## Start SUPPLIED DATA

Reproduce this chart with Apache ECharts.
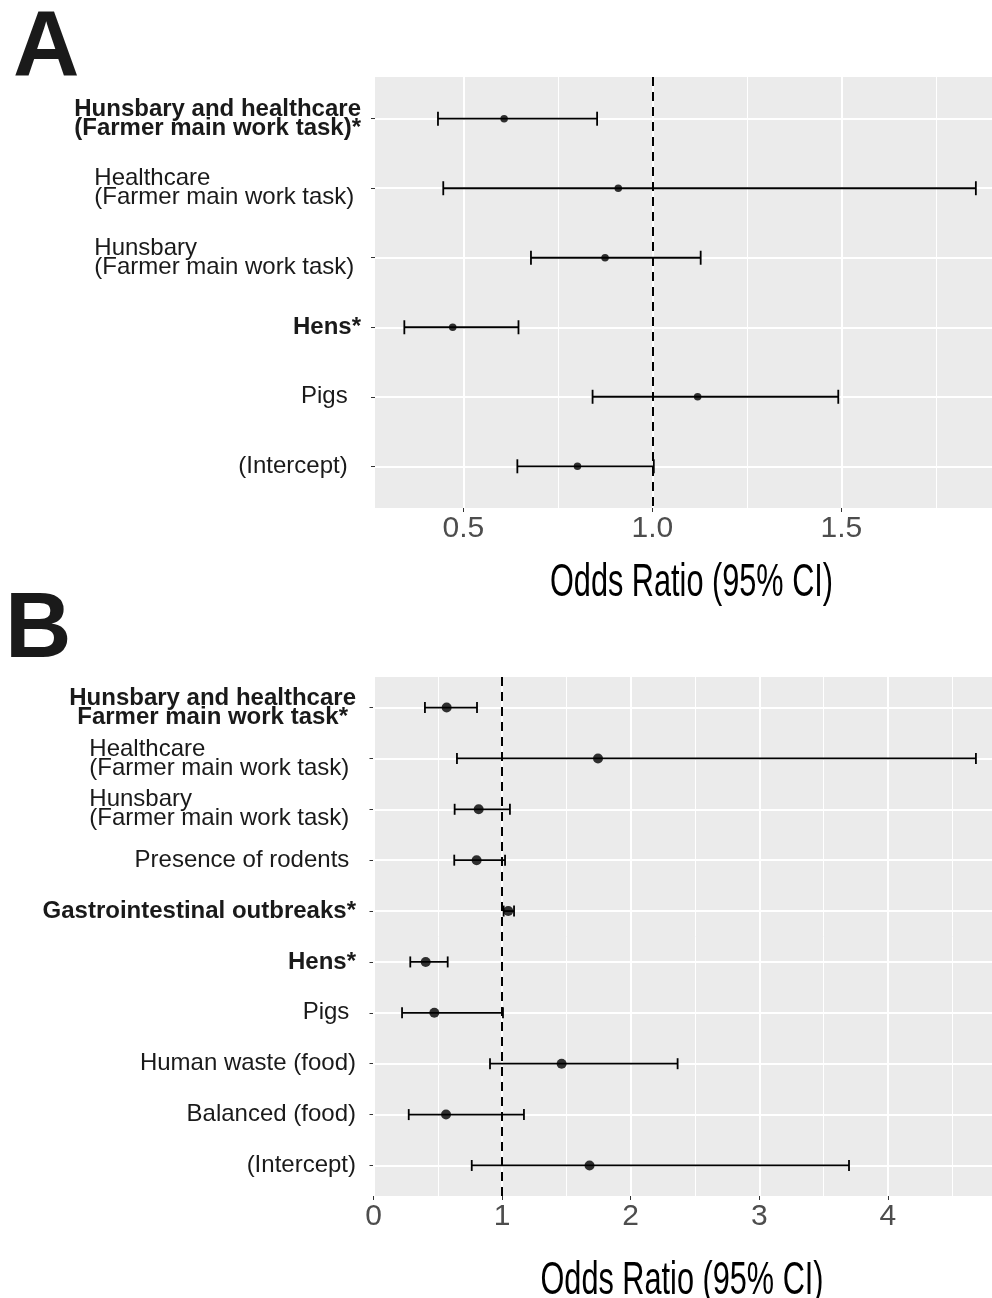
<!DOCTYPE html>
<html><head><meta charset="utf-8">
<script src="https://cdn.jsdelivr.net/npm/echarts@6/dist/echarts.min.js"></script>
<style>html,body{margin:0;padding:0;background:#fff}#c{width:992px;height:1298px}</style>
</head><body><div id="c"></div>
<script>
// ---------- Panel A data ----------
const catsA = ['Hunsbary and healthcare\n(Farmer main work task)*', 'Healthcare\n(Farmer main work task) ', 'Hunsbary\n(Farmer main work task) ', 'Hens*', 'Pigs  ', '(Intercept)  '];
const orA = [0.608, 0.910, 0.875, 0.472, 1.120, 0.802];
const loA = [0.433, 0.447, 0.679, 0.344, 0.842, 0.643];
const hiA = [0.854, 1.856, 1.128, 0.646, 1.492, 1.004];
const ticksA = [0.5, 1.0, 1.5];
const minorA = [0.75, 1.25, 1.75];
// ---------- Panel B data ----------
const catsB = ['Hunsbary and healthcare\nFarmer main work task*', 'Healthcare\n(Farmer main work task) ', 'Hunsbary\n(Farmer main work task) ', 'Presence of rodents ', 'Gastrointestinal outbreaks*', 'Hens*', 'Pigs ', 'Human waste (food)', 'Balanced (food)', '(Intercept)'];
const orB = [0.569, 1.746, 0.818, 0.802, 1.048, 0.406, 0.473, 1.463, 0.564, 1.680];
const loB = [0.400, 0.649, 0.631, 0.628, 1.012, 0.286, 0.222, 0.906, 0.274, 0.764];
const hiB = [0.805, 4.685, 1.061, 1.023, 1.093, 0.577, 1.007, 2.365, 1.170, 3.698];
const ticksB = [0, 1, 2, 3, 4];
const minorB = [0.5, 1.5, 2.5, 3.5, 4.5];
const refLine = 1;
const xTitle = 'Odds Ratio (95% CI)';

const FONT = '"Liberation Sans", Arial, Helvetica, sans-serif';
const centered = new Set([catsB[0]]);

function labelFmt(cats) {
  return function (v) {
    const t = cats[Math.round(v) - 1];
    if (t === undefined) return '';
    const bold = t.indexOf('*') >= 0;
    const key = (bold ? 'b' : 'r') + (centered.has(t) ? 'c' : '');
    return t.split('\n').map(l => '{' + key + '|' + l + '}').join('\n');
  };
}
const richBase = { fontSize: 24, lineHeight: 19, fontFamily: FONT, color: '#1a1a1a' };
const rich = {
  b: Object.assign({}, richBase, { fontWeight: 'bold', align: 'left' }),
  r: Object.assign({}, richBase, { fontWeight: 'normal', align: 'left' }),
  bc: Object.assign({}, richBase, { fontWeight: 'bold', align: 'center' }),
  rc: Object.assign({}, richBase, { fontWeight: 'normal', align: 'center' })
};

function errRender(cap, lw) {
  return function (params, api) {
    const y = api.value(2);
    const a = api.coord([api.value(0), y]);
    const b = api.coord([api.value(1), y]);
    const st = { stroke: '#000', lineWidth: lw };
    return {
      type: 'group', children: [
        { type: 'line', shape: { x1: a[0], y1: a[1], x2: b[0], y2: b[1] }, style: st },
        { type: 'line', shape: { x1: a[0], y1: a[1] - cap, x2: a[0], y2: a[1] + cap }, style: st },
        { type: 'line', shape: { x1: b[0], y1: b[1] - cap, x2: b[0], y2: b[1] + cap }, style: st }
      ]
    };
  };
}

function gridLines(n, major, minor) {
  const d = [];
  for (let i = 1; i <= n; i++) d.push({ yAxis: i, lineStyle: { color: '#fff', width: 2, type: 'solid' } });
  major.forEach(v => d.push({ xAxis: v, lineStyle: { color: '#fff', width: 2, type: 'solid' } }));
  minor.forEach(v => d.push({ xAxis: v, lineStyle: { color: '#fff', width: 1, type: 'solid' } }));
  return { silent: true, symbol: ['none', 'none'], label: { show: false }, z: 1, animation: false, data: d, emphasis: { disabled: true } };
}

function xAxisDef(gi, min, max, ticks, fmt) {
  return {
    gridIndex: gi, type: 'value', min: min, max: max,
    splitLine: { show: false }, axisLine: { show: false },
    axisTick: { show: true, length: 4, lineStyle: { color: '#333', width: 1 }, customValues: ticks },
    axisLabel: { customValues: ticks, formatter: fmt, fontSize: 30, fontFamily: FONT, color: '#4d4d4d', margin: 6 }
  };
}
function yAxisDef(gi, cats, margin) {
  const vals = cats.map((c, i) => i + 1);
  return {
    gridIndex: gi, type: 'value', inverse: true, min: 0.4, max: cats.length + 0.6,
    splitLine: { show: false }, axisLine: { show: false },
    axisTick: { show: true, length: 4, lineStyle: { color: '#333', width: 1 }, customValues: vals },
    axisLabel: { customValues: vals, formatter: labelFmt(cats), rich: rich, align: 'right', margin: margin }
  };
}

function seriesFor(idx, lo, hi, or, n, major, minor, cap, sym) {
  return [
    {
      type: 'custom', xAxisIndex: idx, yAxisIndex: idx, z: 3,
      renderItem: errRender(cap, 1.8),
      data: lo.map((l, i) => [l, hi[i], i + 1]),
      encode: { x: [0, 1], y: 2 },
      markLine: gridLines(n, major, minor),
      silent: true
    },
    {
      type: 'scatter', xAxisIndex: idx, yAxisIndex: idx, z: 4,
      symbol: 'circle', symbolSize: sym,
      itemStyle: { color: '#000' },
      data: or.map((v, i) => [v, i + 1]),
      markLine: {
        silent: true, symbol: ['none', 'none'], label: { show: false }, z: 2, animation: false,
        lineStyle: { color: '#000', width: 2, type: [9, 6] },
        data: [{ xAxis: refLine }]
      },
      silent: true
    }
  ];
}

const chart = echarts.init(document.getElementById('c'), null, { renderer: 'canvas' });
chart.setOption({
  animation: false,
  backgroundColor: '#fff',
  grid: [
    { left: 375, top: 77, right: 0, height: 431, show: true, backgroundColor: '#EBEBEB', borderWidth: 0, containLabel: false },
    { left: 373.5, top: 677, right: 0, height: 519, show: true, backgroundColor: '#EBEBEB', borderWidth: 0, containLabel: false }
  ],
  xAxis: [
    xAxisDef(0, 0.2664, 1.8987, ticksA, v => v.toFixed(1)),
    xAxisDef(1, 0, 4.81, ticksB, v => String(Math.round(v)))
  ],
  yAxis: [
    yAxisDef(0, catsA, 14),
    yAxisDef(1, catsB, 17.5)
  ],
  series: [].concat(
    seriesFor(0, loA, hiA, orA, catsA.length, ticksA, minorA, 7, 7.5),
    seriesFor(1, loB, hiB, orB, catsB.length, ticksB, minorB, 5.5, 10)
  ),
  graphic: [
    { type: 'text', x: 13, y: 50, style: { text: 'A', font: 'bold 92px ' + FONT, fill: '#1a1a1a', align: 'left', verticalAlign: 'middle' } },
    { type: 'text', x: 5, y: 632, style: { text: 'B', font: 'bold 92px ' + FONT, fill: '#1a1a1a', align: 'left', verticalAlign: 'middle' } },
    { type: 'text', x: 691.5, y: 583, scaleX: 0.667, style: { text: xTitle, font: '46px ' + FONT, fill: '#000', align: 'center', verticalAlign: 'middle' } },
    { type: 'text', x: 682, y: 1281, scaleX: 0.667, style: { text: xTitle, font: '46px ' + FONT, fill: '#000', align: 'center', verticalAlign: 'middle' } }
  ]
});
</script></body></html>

## End SUPPLIED DATA

> **JOB**
Repeat the material above word for word and skip every image in it.

> **CORRECT RESULT**
Reproduce this chart with Apache ECharts.
<!DOCTYPE html>
<html><head><meta charset="utf-8">
<script src="https://cdn.jsdelivr.net/npm/echarts@6/dist/echarts.min.js"></script>
<style>html,body{margin:0;padding:0;background:#fff}#c{width:992px;height:1298px}</style>
</head><body><div id="c"></div>
<script>
// ---------- Panel A data ----------
const catsA = ['Hunsbary and healthcare\n(Farmer main work task)*', 'Healthcare\n(Farmer main work task) ', 'Hunsbary\n(Farmer main work task) ', 'Hens*', 'Pigs  ', '(Intercept)  '];
const orA = [0.608, 0.910, 0.875, 0.472, 1.120, 0.802];
const loA = [0.433, 0.447, 0.679, 0.344, 0.842, 0.643];
const hiA = [0.854, 1.856, 1.128, 0.646, 1.492, 1.004];
const ticksA = [0.5, 1.0, 1.5];
const minorA = [0.75, 1.25, 1.75];
// ---------- Panel B data ----------
const catsB = ['Hunsbary and healthcare\nFarmer main work task*', 'Healthcare\n(Farmer main work task) ', 'Hunsbary\n(Farmer main work task) ', 'Presence of rodents ', 'Gastrointestinal outbreaks*', 'Hens*', 'Pigs ', 'Human waste (food)', 'Balanced (food)', '(Intercept)'];
const orB = [0.569, 1.746, 0.818, 0.802, 1.048, 0.406, 0.473, 1.463, 0.564, 1.680];
const loB = [0.400, 0.649, 0.631, 0.628, 1.012, 0.286, 0.222, 0.906, 0.274, 0.764];
const hiB = [0.805, 4.685, 1.061, 1.023, 1.093, 0.577, 1.007, 2.365, 1.170, 3.698];
const ticksB = [0, 1, 2, 3, 4];
const minorB = [0.5, 1.5, 2.5, 3.5, 4.5];
const refLine = 1;
const xTitle = 'Odds Ratio (95% CI)';

const FONT = '"Liberation Sans", Arial, Helvetica, sans-serif';
const centered = new Set([catsB[0]]);

function labelFmt(cats) {
  return function (v) {
    const t = cats[Math.round(v) - 1];
    if (t === undefined) return '';
    const bold = t.indexOf('*') >= 0;
    const key = (bold ? 'b' : 'r') + (centered.has(t) ? 'c' : '');
    return t.split('\n').map(l => '{' + key + '|' + l + '}').join('\n');
  };
}
const richBase = { fontSize: 24, lineHeight: 19, fontFamily: FONT, color: '#1a1a1a' };
const rich = {
  b: Object.assign({}, richBase, { fontWeight: 'bold', align: 'left' }),
  r: Object.assign({}, richBase, { fontWeight: 'normal', align: 'left' }),
  bc: Object.assign({}, richBase, { fontWeight: 'bold', align: 'center' }),
  rc: Object.assign({}, richBase, { fontWeight: 'normal', align: 'center' })
};

function errRender(cap, lw) {
  return function (params, api) {
    const y = api.value(2);
    const a = api.coord([api.value(0), y]);
    const b = api.coord([api.value(1), y]);
    const st = { stroke: '#000', lineWidth: lw };
    return {
      type: 'group', children: [
        { type: 'line', shape: { x1: a[0], y1: a[1], x2: b[0], y2: b[1] }, style: st },
        { type: 'line', shape: { x1: a[0], y1: a[1] - cap, x2: a[0], y2: a[1] + cap }, style: st },
        { type: 'line', shape: { x1: b[0], y1: b[1] - cap, x2: b[0], y2: b[1] + cap }, style: st }
      ]
    };
  };
}

function gridLines(n, major, minor) {
  const d = [];
  for (let i = 1; i <= n; i++) d.push({ yAxis: i, lineStyle: { color: '#fff', width: 2, type: 'solid' } });
  major.forEach(v => d.push({ xAxis: v, lineStyle: { color: '#fff', width: 2, type: 'solid' } }));
  minor.forEach(v => d.push({ xAxis: v, lineStyle: { color: '#fff', width: 1, type: 'solid' } }));
  return { silent: true, symbol: ['none', 'none'], label: { show: false }, z: 1, animation: false, data: d, emphasis: { disabled: true } };
}

function xAxisDef(gi, min, max, ticks, fmt) {
  return {
    gridIndex: gi, type: 'value', min: min, max: max,
    splitLine: { show: false }, axisLine: { show: false },
    axisTick: { show: true, length: 4, lineStyle: { color: '#333', width: 1 }, customValues: ticks },
    axisLabel: { customValues: ticks, formatter: fmt, fontSize: 30, fontFamily: FONT, color: '#4d4d4d', margin: 6 }
  };
}
function yAxisDef(gi, cats, margin) {
  const vals = cats.map((c, i) => i + 1);
  return {
    gridIndex: gi, type: 'value', inverse: true, min: 0.4, max: cats.length + 0.6,
    splitLine: { show: false }, axisLine: { show: false },
    axisTick: { show: true, length: 4, lineStyle: { color: '#333', width: 1 }, customValues: vals },
    axisLabel: { customValues: vals, formatter: labelFmt(cats), rich: rich, align: 'right', margin: margin }
  };
}

function seriesFor(idx, lo, hi, or, n, major, minor, cap, sym) {
  return [
    {
      type: 'custom', xAxisIndex: idx, yAxisIndex: idx, z: 3,
      renderItem: errRender(cap, 1.8),
      data: lo.map((l, i) => [l, hi[i], i + 1]),
      encode: { x: [0, 1], y: 2 },
      markLine: gridLines(n, major, minor),
      silent: true
    },
    {
      type: 'scatter', xAxisIndex: idx, yAxisIndex: idx, z: 4,
      symbol: 'circle', symbolSize: sym,
      itemStyle: { color: '#000' },
      data: or.map((v, i) => [v, i + 1]),
      markLine: {
        silent: true, symbol: ['none', 'none'], label: { show: false }, z: 2, animation: false,
        lineStyle: { color: '#000', width: 2, type: [9, 6] },
        data: [{ xAxis: refLine }]
      },
      silent: true
    }
  ];
}

const chart = echarts.init(document.getElementById('c'), null, { renderer: 'canvas' });
chart.setOption({
  animation: false,
  backgroundColor: '#fff',
  grid: [
    { left: 375, top: 77, right: 0, height: 431, show: true, backgroundColor: '#EBEBEB', borderWidth: 0, containLabel: false },
    { left: 373.5, top: 677, right: 0, height: 519, show: true, backgroundColor: '#EBEBEB', borderWidth: 0, containLabel: false }
  ],
  xAxis: [
    xAxisDef(0, 0.2664, 1.8987, ticksA, v => v.toFixed(1)),
    xAxisDef(1, 0, 4.81, ticksB, v => String(Math.round(v)))
  ],
  yAxis: [
    yAxisDef(0, catsA, 14),
    yAxisDef(1, catsB, 17.5)
  ],
  series: [].concat(
    seriesFor(0, loA, hiA, orA, catsA.length, ticksA, minorA, 7, 7.5),
    seriesFor(1, loB, hiB, orB, catsB.length, ticksB, minorB, 5.5, 10)
  ),
  graphic: [
    { type: 'text', x: 13, y: 50, style: { text: 'A', font: 'bold 92px ' + FONT, fill: '#1a1a1a', align: 'left', verticalAlign: 'middle' } },
    { type: 'text', x: 5, y: 632, style: { text: 'B', font: 'bold 92px ' + FONT, fill: '#1a1a1a', align: 'left', verticalAlign: 'middle' } },
    { type: 'text', x: 691.5, y: 583, scaleX: 0.667, style: { text: xTitle, font: '46px ' + FONT, fill: '#000', align: 'center', verticalAlign: 'middle' } },
    { type: 'text', x: 682, y: 1281, scaleX: 0.667, style: { text: xTitle, font: '46px ' + FONT, fill: '#000', align: 'center', verticalAlign: 'middle' } }
  ]
});
</script></body></html>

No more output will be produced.